Das Beispiel FEDEX zeigt, dass Wachstum Geld kostet. Immer häufiger finden
die Investitionen aber außerhalb der Bilanz statt, z.B. in Marketing- oder
Entwicklungsaufwendungen, die direkt in den Aufwand eingehen und damit den
Gewinn mindern. In der Wachstumsphase sind die Gewinne also zu niedrig und ein hohes
Multiple (KGV) lasst damit keine Aussage über die faire Bewertung der Firma zu. Man kann sich
damit behelfen, dass man den Aufwand schätzt, der in das Wachstum fließt. Und
den Gewinn je Aktie um diesen Aufwand nach Ablauf der geschätzten
Wachstumsphase korrigiert. Beträgt der Gewinn heute z.B. 10 EUR je Aktie bei 30
EUR Ausgaben für Marketing- und Entwicklungsaufwendungen und nimmt man an, dass
die Hälfte davon Zukunftsinvestitionen sind, dann springt der Gewinn je Aktie
nach Ablauf der Wachstumsphase (z.B. nach einer Gewinnverdoppelung in 7 Jahren)

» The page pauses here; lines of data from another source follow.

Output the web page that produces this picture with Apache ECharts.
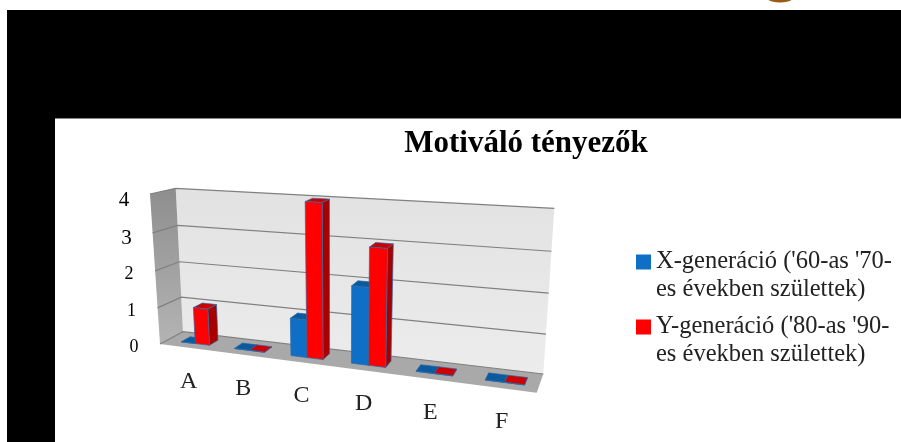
<!DOCTYPE html>
<html>
<head>
<meta charset="utf-8">
<style>html,body{margin:0;padding:0;background:#fff}#main{width:901px;height:442px}</style>
<script src="https://cdn.jsdelivr.net/npm/echarts@6/dist/echarts.min.js"></script>
</head>
<body>
<div id="main"></div>
<script>
var categories = ['A', 'B', 'C', 'D', 'E', 'F'];
var valuesX = [0, 0, 1, 2, 0, 0];
var valuesY = [1, 0, 4, 3, 0, 0];
var yTicks = [0, 1, 2, 3, 4];
var nameX = "X-generáció ('60-as '70-\nes években születtek)";
var nameY = "Y-generáció ('80-as '90-\nes években születtek)";
var titleText = 'Motiváló tényezők';

var SERIF = '"Liberation Serif", serif';

// corners of the 3d box on screen: d=0 back wall, d=1 front edge
var box = {
	l0b: [183, 331.7], l1b: [175.7, 188.3], r0b: [543.3, 374], r1b: [554.3, 208.3],
	l0f: [160, 344], l1f: [150, 194], r0f: [536.7, 392.7], r1f: [547, 221]
};
var kU = 1.22, kV = 1.05; // foreshortening
var depthFront = 0.68, depthBack = 0.28;
var barShare = 0.27;
var barShift = 0.04;

function lerp(a, b, t) {
	return [a[0] + (b[0] - a[0]) * t, a[1] + (b[1] - a[1]) * t];
}
// u,v in 0..1 of the flat grid, d depth -> screen point
function warp(u, v, d) {
	var uu = u / (kU - (kU - 1) * u);
	var vv = v / (kV - (kV - 1) * v);
	var b = lerp(lerp(box.l0b, box.r0b, uu), lerp(box.l1b, box.r1b, uu), vv);
	var f = lerp(lerp(box.l0f, box.r0f, uu), lerp(box.l1f, box.r1f, uu), vv);
	return lerp(b, f, d);
}
function toUnit(params, pt) {
	var c = params.coordSys;
	return [(pt[0] - c.x) / c.width, (c.y + c.height - pt[1]) / c.height];
}
function face(points, fill) {
	return {
		type: 'polygon',
		shape: { points: points },
		style: { fill: fill, stroke: '#2a6aa8', lineWidth: 0.7 }
	};
}
function plain(points, fill) {
	return { type: 'polygon', shape: { points: points }, style: { fill: fill } };
}
function vGrad(top, bottom) {
	return new echarts.graphic.LinearGradient(0, 0, 0, 1, [
		{ offset: 0, color: top },
		{ offset: 1, color: bottom }
	]);
}

function barRender(front, top, side, leftSide) {
	return function(params, api) {
		var p0 = api.coord([api.value(0), 0]);
		var p1 = api.coord([api.value(0), api.value(1)]);
		var size = api.size([1, 0])[0];
		var w = size * barShare;
		var x0 = (leftSide ? p0[0] - w : p0[0]) + size * barShift;
		var x1 = x0 + w;
		var a = toUnit(params, [x0, p0[1]]);
		var b = toUnit(params, [x1, p1[1]]);
		var fl = warp(a[0], a[1], depthFront), fr = warp(b[0], a[1], depthFront);
		var tl = warp(a[0], b[1], depthFront), tr = warp(b[0], b[1], depthFront);
		var bl = warp(a[0], b[1], depthBack), br = warp(b[0], b[1], depthBack);
		var brb = warp(b[0], a[1], depthBack);
		return {
			type: 'group',
			children: [
				face([fr, brb, br, tr], side),
				face([tl, tr, br, bl], top),
				face([fl, fr, tr, tl], front)
			]
		};
	};
}

var option = {
	animation: false,
	backgroundColor: '#ffffff',
	title: {
		text: titleText,
		left: 521,
		top: 123,
		textAlign: 'center',
		textStyle: { fontFamily: SERIF, fontWeight: 'bold', fontSize: 31, color: '#000' }
	},
	legend: {
		orient: 'vertical',
		left: 636,
		top: 220,
		padding: 0,
		itemWidth: 15,
		itemHeight: 15,
		itemGap: -19,
		icon: 'rect',
		data: [nameX, nameY],
		selectedMode: false,
		// a blank first line keeps the swatch level with the first text line
		formatter: function(name) { return '\n' + name; },
		textStyle: { fontFamily: SERIF, fontSize: 24.5, color: '#222', lineHeight: 28 }
	},
	grid: { left: 100, top: 150, width: 400, height: 200, show: false },
	xAxis: { type: 'category', data: categories, show: false },
	yAxis: { type: 'value', min: 0, max: 4, interval: 1, show: false },
	graphic: [
		{ type: 'rect', z: -10, shape: { x: 7, y: 10, width: 894, height: 432 }, style: { fill: '#000' } },
		{ type: 'rect', z: -9, shape: { x: 55, y: 119, width: 846, height: 323 }, style: { fill: '#fff' } },
		{ type: 'rect', z: -9, shape: { x: 55, y: 118, width: 846, height: 1 }, style: { fill: '#888' } },
		{ type: 'ellipse', z: -9, shape: { cx: 780, cy: -2, rx: 13, ry: 4.5 }, style: { fill: '#9a5c14' } }
	],
	series: [
		{
			type: 'custom', name: 'box', silent: true, clip: false, z: 1,
			data: [[0, 0]],
			renderItem: function(params, api) {
				return {
					type: 'group',
					children: [
						plain([warp(0, 0, 0), warp(0, 1, 0), warp(1, 1, 0), warp(1, 0, 0)], vGrad('#e2e2e2', '#ececec')),
						plain([warp(0, 0, 1), warp(0, 1, 1), warp(0, 1, 0), warp(0, 0, 0)], vGrad('#8e8e8e', '#b4b4b4')),
						plain([warp(0, 0, 1), warp(1, 0, 1), warp(1, 0, 0), warp(0, 0, 0)], '#a9a9a9')
					]
				};
			}
		},
		{
			type: 'custom', name: 'gridlines', silent: true, clip: false, z: 2,
			data: yTicks.map(function(t) { return [0, t]; }),
			renderItem: function(params, api) {
				var v = toUnit(params, api.coord([0, api.value(1)]))[1];
				return {
					type: 'polyline',
					shape: { points: [warp(0, v, 1), warp(0, v, 0), warp(1, v, 0)] },
					style: { fill: null, stroke: '#808080', lineWidth: 1.2 }
				};
			}
		},
		{
			type: 'custom', name: 'yLabels', silent: true, clip: false, z: 3,
			data: yTicks.map(function(t) { return [0, t]; }),
			renderItem: function(params, api) {
				var t = api.value(1);
				var v = toUnit(params, api.coord([0, t]))[1];
				var p = warp(0, v, 1);
				// the original face has old style figures: 3 and 4 hang low, 0-2 are small
				var tall = t >= 3;
				return {
					type: 'text',
					style: {
						x: p[0] - 26, y: p[1] + (tall ? 6 : 3), text: String(t),
						fontFamily: SERIF, fontSize: tall ? 21 : 18, fill: '#000',
						textAlign: 'center', textVerticalAlign: 'middle'
					}
				};
			}
		},
		{
			type: 'custom', name: 'xLabels', silent: true, clip: false, z: 3,
			data: categories.map(function(c, i) { return [i, 0]; }),
			renderItem: function(params, api) {
				var i = api.value(0);
				var u = toUnit(params, api.coord([i, 0]))[0];
				var p = warp(u, 0, 1);
				return {
					type: 'text',
					style: {
						x: p[0] + 2.5, y: p[1] + 34, text: categories[i],
						fontFamily: SERIF, fontSize: 24, fill: '#222',
						textAlign: 'center', textVerticalAlign: 'middle'
					}
				};
			}
		},
		{
			type: 'custom', name: nameX, clip: false, z: 4,
			itemStyle: { color: '#0f6fc6' },
			data: valuesX.map(function(v, i) { return [i, v]; }),
			encode: { x: 0, y: 1 },
			renderItem: barRender('#0f6fc6', '#0b5a9e', '#0b5a9e', true)
		},
		{
			type: 'custom', name: nameY, clip: false, z: 5,
			itemStyle: { color: '#ff0000' },
			data: valuesY.map(function(v, i) { return [i, v]; }),
			encode: { x: 0, y: 1 },
			renderItem: barRender('#ff0000', '#cc0000', '#a80000', false)
		}
	]
};

var myChart = echarts.init(document.getElementById('main'));
myChart.setOption(option);
</script>
</body>
</html>
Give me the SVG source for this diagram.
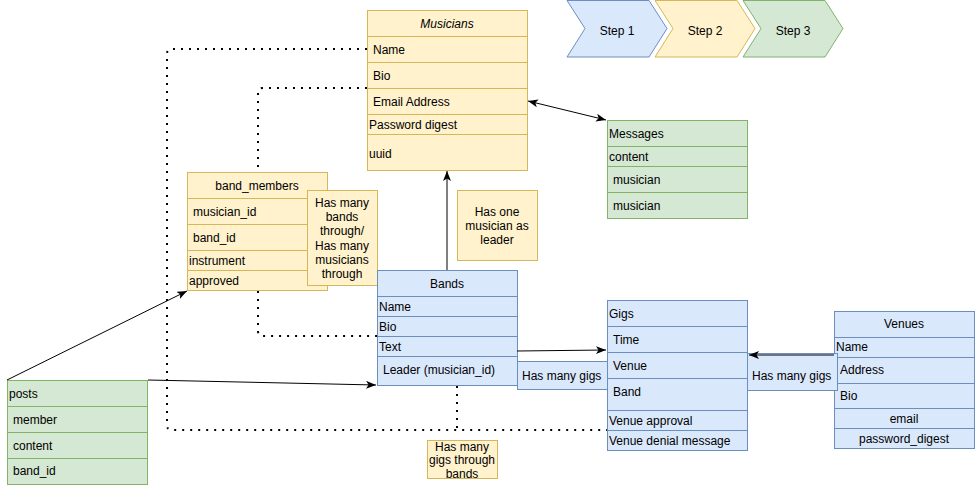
<svg xmlns="http://www.w3.org/2000/svg" width="975" height="488" viewBox="0 0 975 488">
<defs>
<style>
text{font-family:"Liberation Sans",Arial,sans-serif;font-size:12px;fill:#000}
.c{text-anchor:middle}
.y{fill:#fff2cc;stroke:#d6b656;stroke-width:1}
.b{fill:#dae8fc;stroke:#6c8ebf;stroke-width:1}
.g{fill:#d5e8d4;stroke:#82b366;stroke-width:1}
.ln{fill:none;stroke:#000;stroke-width:1}
.dot{fill:none;stroke:#000;stroke-width:2;stroke-dasharray:2 6}
</style>
<marker id="arr" markerUnits="userSpaceOnUse" markerWidth="12" markerHeight="10" refX="10" refY="4" orient="auto">
<path d="M0,0 L10,4 L0,8 L2.5,4 z" fill="#000"/>
</marker>
<marker id="arrs" markerUnits="userSpaceOnUse" markerWidth="12" markerHeight="10" refX="0" refY="4" orient="auto">
<path d="M10,0 L0,4 L10,8 L7.5,4 z" fill="#000"/>
</marker>
</defs>
<rect width="975" height="488" fill="#fff"/>

<g id="steps">
<g id="step1">
<path d="M567,0.5 H649 L667,28.5 L649,57 H567 L585,28.5 Z" class="b"/>
<text x="617" y="35" class="c">Step 1</text>
</g>
<g id="step2">
<path d="M655,0.5 H737 L755,28.5 L737,57 H655 L673,28.5 Z" class="y"/>
<text x="705" y="35" class="c">Step 2</text>
</g>
<g id="step3">
<path d="M743,0.5 H825 L843,28.5 L825,57 H743 L761,28.5 Z" class="g"/>
<text x="793" y="35" class="c">Step 3</text>
</g>
</g>

<g id="musicians">
<rect x="367.5" y="10.5" width="160" height="160" class="y"/>
<line x1="367.5" y1="36.5" x2="527.5" y2="36.5" stroke="#d6b656"/>
<line x1="367.5" y1="62.5" x2="527.5" y2="62.5" stroke="#d6b656"/>
<line x1="367.5" y1="88.5" x2="527.5" y2="88.5" stroke="#d6b656"/>
<line x1="367.5" y1="114.5" x2="527.5" y2="114.5" stroke="#d6b656"/>
<line x1="367.5" y1="134.5" x2="527.5" y2="134.5" stroke="#d6b656"/>
<text x="447" y="28" class="c" font-style="italic">Musicians</text>
<text x="373" y="54">Name</text>
<text x="373" y="80">Bio</text>
<text x="373" y="106">Email Address</text>
<text x="369" y="129">Password digest</text>
<text x="369" y="158">uuid</text>
</g>

<g id="messages">
<rect x="607.5" y="120.5" width="140" height="98" class="g"/>
<line x1="607.5" y1="146.5" x2="747.5" y2="146.5" stroke="#82b366"/>
<line x1="607.5" y1="166.5" x2="747.5" y2="166.5" stroke="#82b366"/>
<line x1="607.5" y1="192.5" x2="747.5" y2="192.5" stroke="#82b366"/>
<text x="609" y="138">Messages</text>
<text x="609" y="161">content</text>
<text x="613" y="184">musician</text>
<text x="613" y="210">musician</text>
</g>

<g id="band_members">
<rect x="187.5" y="172.5" width="140" height="118" class="y"/>
<line x1="187.5" y1="198.5" x2="327.5" y2="198.5" stroke="#d6b656"/>
<line x1="187.5" y1="224.5" x2="327.5" y2="224.5" stroke="#d6b656"/>
<line x1="187.5" y1="250.5" x2="327.5" y2="250.5" stroke="#d6b656"/>
<line x1="187.5" y1="270.5" x2="327.5" y2="270.5" stroke="#d6b656"/>
<text x="257" y="190" class="c">band_members</text>
<text x="193" y="216">musician_id</text>
<text x="193" y="242">band_id</text>
<text x="189" y="265">instrument</text>
<text x="189" y="285">approved</text>
</g>

<g id="note_bands_through">
<rect x="307.5" y="190.5" width="70" height="95" class="y"/>
<text x="342" y="207" class="c">Has many</text>
<text x="342" y="221" class="c">bands</text>
<text x="342" y="235" class="c">through/</text>
<text x="342" y="250" class="c">Has many</text>
<text x="342" y="264" class="c">musicians</text>
<text x="342" y="278" class="c">through</text>
</g>

<g id="note_leader">
<rect x="457.5" y="190.5" width="80" height="70" class="y"/>
<text x="497" y="216" class="c">Has one</text>
<text x="497" y="230" class="c">musician as</text>
<text x="497" y="244" class="c">leader</text>
</g>

<g id="bands">
<rect x="377.5" y="270.5" width="140" height="115" class="b"/>
<line x1="377.5" y1="296.5" x2="517.5" y2="296.5" stroke="#6c8ebf"/>
<line x1="377.5" y1="316.5" x2="517.5" y2="316.5" stroke="#6c8ebf"/>
<line x1="377.5" y1="336.5" x2="517.5" y2="336.5" stroke="#6c8ebf"/>
<line x1="377.5" y1="356.5" x2="517.5" y2="356.5" stroke="#6c8ebf"/>
<text x="447" y="288" class="c">Bands</text>
<text x="379" y="311">Name</text>
<text x="379" y="331">Bio</text>
<text x="379" y="351">Text</text>
<text x="383" y="374">Leader (musician_id)</text>
</g>

<g id="label_bands_gigs">
<rect x="517.5" y="361.5" width="90" height="28" class="b"/>
<text x="522" y="380">Has many gigs</text>
</g>

<g id="gigs">
<rect x="607.5" y="300.5" width="140" height="150" class="b"/>
<line x1="607.5" y1="326.5" x2="747.5" y2="326.5" stroke="#6c8ebf"/>
<line x1="607.5" y1="352.5" x2="747.5" y2="352.5" stroke="#6c8ebf"/>
<line x1="607.5" y1="378.5" x2="747.5" y2="378.5" stroke="#6c8ebf"/>
<line x1="607.5" y1="410.5" x2="747.5" y2="410.5" stroke="#6c8ebf"/>
<line x1="607.5" y1="430.5" x2="747.5" y2="430.5" stroke="#6c8ebf"/>
<text x="609" y="318">Gigs</text>
<text x="613" y="344">Time</text>
<text x="613" y="370">Venue</text>
<text x="613" y="396">Band</text>
<text x="609" y="425">Venue approval</text>
<text x="609" y="445">Venue denial message</text>
</g>

<g id="venues">
<rect x="834.5" y="311.5" width="140" height="137" class="b"/>
<line x1="834.5" y1="337.5" x2="974.5" y2="337.5" stroke="#6c8ebf"/>
<line x1="834.5" y1="357.5" x2="974.5" y2="357.5" stroke="#6c8ebf"/>
<line x1="834.5" y1="383.5" x2="974.5" y2="383.5" stroke="#6c8ebf"/>
<line x1="834.5" y1="408.5" x2="974.5" y2="408.5" stroke="#6c8ebf"/>
<line x1="834.5" y1="428.5" x2="974.5" y2="428.5" stroke="#6c8ebf"/>
<text x="904" y="328" class="c">Venues</text>
<text x="836" y="351">Name</text>
<text x="840" y="374">Address</text>
<text x="840" y="400">Bio</text>
<text x="904" y="423" class="c">email</text>
<text x="904" y="443" class="c">password_digest</text>
</g>

<g id="label_venues_gigs">
<rect x="747.5" y="353.5" width="90" height="37" class="b"/>
<text x="752" y="380">Has many gigs</text>
</g>

<g id="posts">
<rect x="7.5" y="380.5" width="140" height="104" class="g"/>
<line x1="7.5" y1="406.5" x2="147.5" y2="406.5" stroke="#82b366"/>
<line x1="7.5" y1="432.5" x2="147.5" y2="432.5" stroke="#82b366"/>
<line x1="7.5" y1="458.5" x2="147.5" y2="458.5" stroke="#82b366"/>
<text x="9" y="398">posts</text>
<text x="13" y="424">member</text>
<text x="13" y="450">content</text>
<text x="13" y="475">band_id</text>
</g>

<g id="note_gigs_through">
<rect x="427.5" y="440.5" width="70" height="38" class="y"/>
<text x="462" y="451" class="c">Has many</text>
<text x="462" y="464" class="c">gigs through</text>
<text x="462" y="478" class="c">bands</text>
</g>

<g id="connectors">
<path class="dot" d="M367,49 H172 Q167,49 167,54 V425 Q167,430 172,430 H607"/>
<path class="dot" d="M367,88 H263 Q258,88 258,93 V172"/>
<path class="dot" d="M258,291 V331 Q258,336 263,336 H377"/>
<path class="dot" d="M457,386 V430"/>
<line class="ln" x1="447" y1="270" x2="447" y2="171" marker-end="url(#arr)"/>
<line class="ln" x1="528" y1="101" x2="606" y2="120" marker-start="url(#arrs)" marker-end="url(#arr)"/>
<line class="ln" x1="517" y1="351" x2="606" y2="350" marker-end="url(#arr)"/>
<line class="ln" x1="834" y1="355" x2="749" y2="355" marker-end="url(#arr)"/>
<line class="ln" x1="7" y1="380" x2="187" y2="291" marker-end="url(#arr)"/>
<line class="ln" x1="148" y1="380" x2="376" y2="385" marker-end="url(#arr)"/>
</g>
</svg>
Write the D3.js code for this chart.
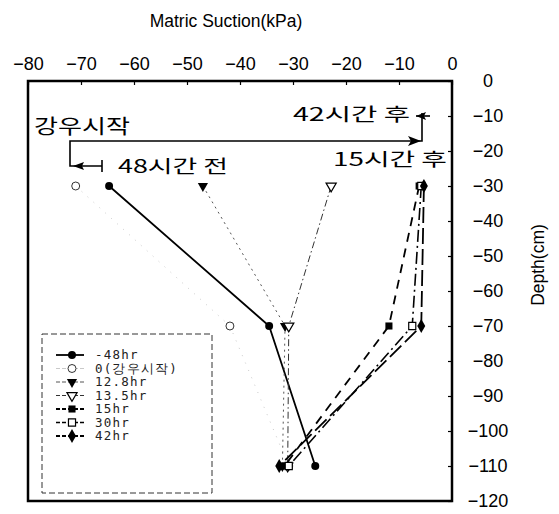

von dann 20 EUR auf 50 EUR. Der faire Wert von 650 EUR je Aktie (50 mal 13)
beträgt dann mit 7% abgezinst auf den heutigen Tag 400 EUR, was einem KGV von
40 entspricht.
Ein faires EBIT Multiple liegt bei europaweiten Steuerquote von ca. 30% bei
9 (13/0,7) und das EBITDA Multiple bei 8, wenn man die durchschnittlichen
Abschreibungssätzen für Unternehmen von ca. 1,2% zugrunde legt. Dies gilt für
alle Unternehmen, die nur mit dem Markt mit wachsen. Wir selber würden deutlich
weniger zahlen, um eine entsprechende Sicherheitsmarge zu haben.
*Geschäftsjahresende ist Mai, also handelt es sich hier um eine aktuelle
Schätzung. Die letzten veröffentlichten Zahlen sind die Neunmonatszahlen für
Februar. Der Gewinn je Aktie ist nach Ausübung aller Aktienoptionen gerechnet.
**Wenn man wissen möchte, nach wie vielen Jahren sich der Gewinn bei einer
bestimmten Verzinsungsrate verdoppelt, teilt man 72 einfach durch diesen
Zinssatz. Hier z.B. 72/10=7,2 Jahre. Das nennt man "the rule of 72".